While many other carmakers are closing their dealerships across the country and in large numbers in some cases, I find it interesting that BMW franchises decided to go this route. I cannot help but to wonder if these money could be used towards improving their business operation or by finding new ways to reach out to their audience. I also believe that online advertising is not being used at its full potential by car dealerships and there is also very limited involvement in social media, most of the time, a free way to advertise services or products.
Here is the full press release:
Dealer investments continue to show strong pace. Since 2000, dealers have invested $2.2 billion to prepare for future growth of BMW in the U.S.
Woodcliff Lake, NJ – April 17, 2009… BMW dealer investment for the future continues, even in the current economic climate. “Investments from our BMW dealers are proof of confidence in the future success of the BMW brand in the US,” Jim O’Donnell, President of BMW of North America, LLC, said. “Today, our network is one of the strongest in the country and we are all working closely together to extend our leading position in the future.”
O’Donnell delivered this message on the occasion of the Grand Opening of Rusnak BMW in Thousand Oaks, CA.
Over the last nine years, the BMW network has invested $2.2 billion as part of a comprehensive plan to develop the best facilities of any premium brand. The current $300 million investment continues this direction. By the end of 2009, most of the 338 dealerships will have undergone modernization of facilities. Other openings and expansions in 2009 include BMW Advantage (Houston, TX); Prestige BMW (Ramsey, NJ); JMK BMW (Springfield, NJ); Foreign Motors West (Boston, MA); and Bill Jacobs BMW (Chicago, IL).
In the current demanding and difficult automotive environment, BMW dealers have maintained their strong and stable franchises. “Our dealers have led the way with a stronger emphasis on the used car business and it has helped buffer the consequences of declining new car sales in the US,” said O’Donnell. “Early on, we and our dealers recognized this opportunity and the used car business has become an even more important part of our strategy for our US success.” O’Donnell also noted this action is bringing new and younger customers into the BMW family, even in the current economic climate.
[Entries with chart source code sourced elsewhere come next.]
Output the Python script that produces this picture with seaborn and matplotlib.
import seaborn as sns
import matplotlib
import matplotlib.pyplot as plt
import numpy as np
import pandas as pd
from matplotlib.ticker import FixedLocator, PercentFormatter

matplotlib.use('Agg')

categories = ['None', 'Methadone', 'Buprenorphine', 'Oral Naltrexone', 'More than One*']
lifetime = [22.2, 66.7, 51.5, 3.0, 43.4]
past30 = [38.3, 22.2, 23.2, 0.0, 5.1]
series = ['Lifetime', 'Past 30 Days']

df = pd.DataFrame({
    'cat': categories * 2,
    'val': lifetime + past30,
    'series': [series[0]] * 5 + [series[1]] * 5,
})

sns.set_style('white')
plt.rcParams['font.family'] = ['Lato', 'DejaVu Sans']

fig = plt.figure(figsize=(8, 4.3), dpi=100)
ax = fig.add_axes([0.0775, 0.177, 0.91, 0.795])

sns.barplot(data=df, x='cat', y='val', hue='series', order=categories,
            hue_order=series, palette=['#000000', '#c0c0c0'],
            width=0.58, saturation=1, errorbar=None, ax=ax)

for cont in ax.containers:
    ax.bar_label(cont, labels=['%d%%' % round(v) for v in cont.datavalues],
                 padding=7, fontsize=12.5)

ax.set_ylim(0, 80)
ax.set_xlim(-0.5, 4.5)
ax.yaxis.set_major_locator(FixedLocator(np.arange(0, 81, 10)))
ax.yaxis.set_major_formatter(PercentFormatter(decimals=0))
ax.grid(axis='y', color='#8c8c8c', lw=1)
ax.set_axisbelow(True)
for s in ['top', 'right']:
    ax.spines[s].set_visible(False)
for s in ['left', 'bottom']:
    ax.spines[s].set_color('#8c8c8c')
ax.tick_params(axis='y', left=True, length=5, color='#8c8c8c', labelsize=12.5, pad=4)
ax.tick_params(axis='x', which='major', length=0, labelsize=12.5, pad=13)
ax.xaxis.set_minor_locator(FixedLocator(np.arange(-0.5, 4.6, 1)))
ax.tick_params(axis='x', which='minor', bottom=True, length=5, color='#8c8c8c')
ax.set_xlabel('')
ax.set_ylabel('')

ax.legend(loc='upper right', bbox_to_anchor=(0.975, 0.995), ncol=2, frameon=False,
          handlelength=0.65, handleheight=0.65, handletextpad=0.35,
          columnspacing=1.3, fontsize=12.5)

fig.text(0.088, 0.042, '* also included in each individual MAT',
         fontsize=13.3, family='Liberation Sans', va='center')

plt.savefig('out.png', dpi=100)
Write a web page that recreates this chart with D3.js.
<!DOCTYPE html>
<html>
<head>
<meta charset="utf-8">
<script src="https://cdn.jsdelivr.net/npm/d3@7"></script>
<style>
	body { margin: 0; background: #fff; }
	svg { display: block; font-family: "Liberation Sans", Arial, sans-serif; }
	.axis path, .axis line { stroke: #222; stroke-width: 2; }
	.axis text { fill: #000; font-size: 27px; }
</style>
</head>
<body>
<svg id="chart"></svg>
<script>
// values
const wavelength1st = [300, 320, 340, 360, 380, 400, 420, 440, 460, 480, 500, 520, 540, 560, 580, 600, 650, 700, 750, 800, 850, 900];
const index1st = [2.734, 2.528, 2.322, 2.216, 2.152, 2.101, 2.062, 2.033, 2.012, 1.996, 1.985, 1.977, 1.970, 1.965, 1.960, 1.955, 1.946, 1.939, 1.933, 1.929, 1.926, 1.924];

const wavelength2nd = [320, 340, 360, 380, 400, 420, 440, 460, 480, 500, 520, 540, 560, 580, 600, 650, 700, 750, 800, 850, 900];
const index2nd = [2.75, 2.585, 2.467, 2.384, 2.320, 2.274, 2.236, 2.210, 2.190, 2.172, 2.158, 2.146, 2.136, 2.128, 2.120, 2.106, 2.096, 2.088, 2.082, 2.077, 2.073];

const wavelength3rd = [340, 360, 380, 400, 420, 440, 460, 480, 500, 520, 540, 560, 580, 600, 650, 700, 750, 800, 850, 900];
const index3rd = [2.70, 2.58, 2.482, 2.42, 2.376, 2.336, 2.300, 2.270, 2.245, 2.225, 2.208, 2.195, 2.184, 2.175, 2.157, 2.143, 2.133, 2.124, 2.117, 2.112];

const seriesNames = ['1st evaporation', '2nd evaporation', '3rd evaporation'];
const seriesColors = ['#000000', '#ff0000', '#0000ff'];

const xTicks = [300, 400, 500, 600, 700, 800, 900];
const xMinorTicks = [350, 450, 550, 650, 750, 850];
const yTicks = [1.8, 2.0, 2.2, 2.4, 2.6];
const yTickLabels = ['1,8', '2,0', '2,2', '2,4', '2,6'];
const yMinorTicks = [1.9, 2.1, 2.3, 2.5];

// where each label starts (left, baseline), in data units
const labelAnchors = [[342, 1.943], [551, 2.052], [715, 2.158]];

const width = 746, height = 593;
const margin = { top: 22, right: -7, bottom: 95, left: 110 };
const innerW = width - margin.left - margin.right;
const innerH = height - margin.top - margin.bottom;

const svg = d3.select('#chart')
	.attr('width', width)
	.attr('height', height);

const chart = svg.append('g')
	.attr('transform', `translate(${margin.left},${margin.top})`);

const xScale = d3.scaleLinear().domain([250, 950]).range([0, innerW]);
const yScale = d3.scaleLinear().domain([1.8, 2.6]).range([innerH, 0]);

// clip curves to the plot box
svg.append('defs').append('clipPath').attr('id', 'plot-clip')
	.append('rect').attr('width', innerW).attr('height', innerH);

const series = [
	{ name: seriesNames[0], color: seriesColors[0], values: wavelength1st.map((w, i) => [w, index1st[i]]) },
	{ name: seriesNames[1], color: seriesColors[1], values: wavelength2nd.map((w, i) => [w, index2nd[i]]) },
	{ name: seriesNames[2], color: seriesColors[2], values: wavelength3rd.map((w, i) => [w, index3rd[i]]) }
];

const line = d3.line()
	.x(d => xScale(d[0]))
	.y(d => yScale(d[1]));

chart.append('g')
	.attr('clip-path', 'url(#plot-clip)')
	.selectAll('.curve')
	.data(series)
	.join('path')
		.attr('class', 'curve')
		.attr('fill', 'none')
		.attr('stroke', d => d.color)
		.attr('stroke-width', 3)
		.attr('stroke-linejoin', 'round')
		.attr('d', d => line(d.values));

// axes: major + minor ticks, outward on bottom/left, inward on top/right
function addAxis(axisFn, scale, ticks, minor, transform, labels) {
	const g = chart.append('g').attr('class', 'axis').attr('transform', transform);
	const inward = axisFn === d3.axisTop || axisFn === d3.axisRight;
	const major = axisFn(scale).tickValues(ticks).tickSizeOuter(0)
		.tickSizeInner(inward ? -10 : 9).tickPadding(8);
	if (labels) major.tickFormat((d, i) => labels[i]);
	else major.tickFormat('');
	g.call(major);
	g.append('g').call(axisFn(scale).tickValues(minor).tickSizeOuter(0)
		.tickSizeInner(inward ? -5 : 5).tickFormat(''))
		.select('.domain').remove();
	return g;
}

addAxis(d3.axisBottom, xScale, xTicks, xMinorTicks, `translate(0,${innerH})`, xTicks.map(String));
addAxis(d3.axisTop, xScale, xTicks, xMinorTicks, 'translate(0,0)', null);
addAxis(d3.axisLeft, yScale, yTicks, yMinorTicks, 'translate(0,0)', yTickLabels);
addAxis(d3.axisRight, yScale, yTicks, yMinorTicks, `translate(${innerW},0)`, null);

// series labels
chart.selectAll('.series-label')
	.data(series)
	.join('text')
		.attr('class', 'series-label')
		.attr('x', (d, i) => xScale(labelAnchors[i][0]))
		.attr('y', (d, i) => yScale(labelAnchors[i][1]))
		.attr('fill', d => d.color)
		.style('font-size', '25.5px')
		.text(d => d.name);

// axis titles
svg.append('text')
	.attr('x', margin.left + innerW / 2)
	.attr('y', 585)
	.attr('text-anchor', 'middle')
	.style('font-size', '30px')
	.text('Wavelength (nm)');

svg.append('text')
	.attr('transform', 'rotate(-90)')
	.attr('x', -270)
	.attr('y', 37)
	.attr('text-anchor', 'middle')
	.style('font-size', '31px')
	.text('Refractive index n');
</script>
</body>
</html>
In 2008, BMW sold more than 104,000 Certified Pre-Owned vehicles (16.4 percent more than 2007), making the brand the largest used vehicle operation within the premium segment and outselling its closest competitor by more than 60 percent. Results from the first quarter of 2009 indicate CPO sales are on track to increase an additional 15 percent for the full year.
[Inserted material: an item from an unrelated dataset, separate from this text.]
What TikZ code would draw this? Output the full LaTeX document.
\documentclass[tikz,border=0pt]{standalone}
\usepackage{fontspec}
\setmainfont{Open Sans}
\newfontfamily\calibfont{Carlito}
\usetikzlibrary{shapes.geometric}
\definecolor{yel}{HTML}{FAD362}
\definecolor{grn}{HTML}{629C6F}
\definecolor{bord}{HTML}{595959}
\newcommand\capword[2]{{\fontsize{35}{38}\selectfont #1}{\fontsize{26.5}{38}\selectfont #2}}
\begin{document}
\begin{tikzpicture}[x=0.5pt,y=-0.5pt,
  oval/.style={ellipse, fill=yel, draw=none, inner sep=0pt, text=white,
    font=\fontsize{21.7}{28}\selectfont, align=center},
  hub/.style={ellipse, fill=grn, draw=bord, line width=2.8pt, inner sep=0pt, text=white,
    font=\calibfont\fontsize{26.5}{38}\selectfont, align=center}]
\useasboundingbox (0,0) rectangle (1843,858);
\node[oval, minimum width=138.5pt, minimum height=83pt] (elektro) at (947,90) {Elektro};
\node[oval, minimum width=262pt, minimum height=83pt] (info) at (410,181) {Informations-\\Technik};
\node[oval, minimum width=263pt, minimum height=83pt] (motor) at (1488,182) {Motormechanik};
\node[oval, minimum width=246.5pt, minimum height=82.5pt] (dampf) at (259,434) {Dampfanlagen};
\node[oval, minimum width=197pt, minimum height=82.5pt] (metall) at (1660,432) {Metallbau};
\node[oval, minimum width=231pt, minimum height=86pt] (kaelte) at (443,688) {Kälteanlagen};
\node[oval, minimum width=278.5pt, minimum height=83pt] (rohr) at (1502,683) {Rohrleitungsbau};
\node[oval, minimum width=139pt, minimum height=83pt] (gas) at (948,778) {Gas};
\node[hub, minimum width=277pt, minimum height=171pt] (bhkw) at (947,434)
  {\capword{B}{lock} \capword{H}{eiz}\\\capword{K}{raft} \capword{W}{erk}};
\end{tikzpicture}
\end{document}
Also important is top-of-industry customer retention through BMW’s Ultimate Service program that includes a 4-year / 50,000 mile vehicle maintenance plan with the purchase of any new BMW. As a result, through the first ownership period, 97 percent of BMW vehicles have all of their service performed at certified dealers, as opposed to the industry average of about 50 percent, helping to fully utilize BMW dealer service centers.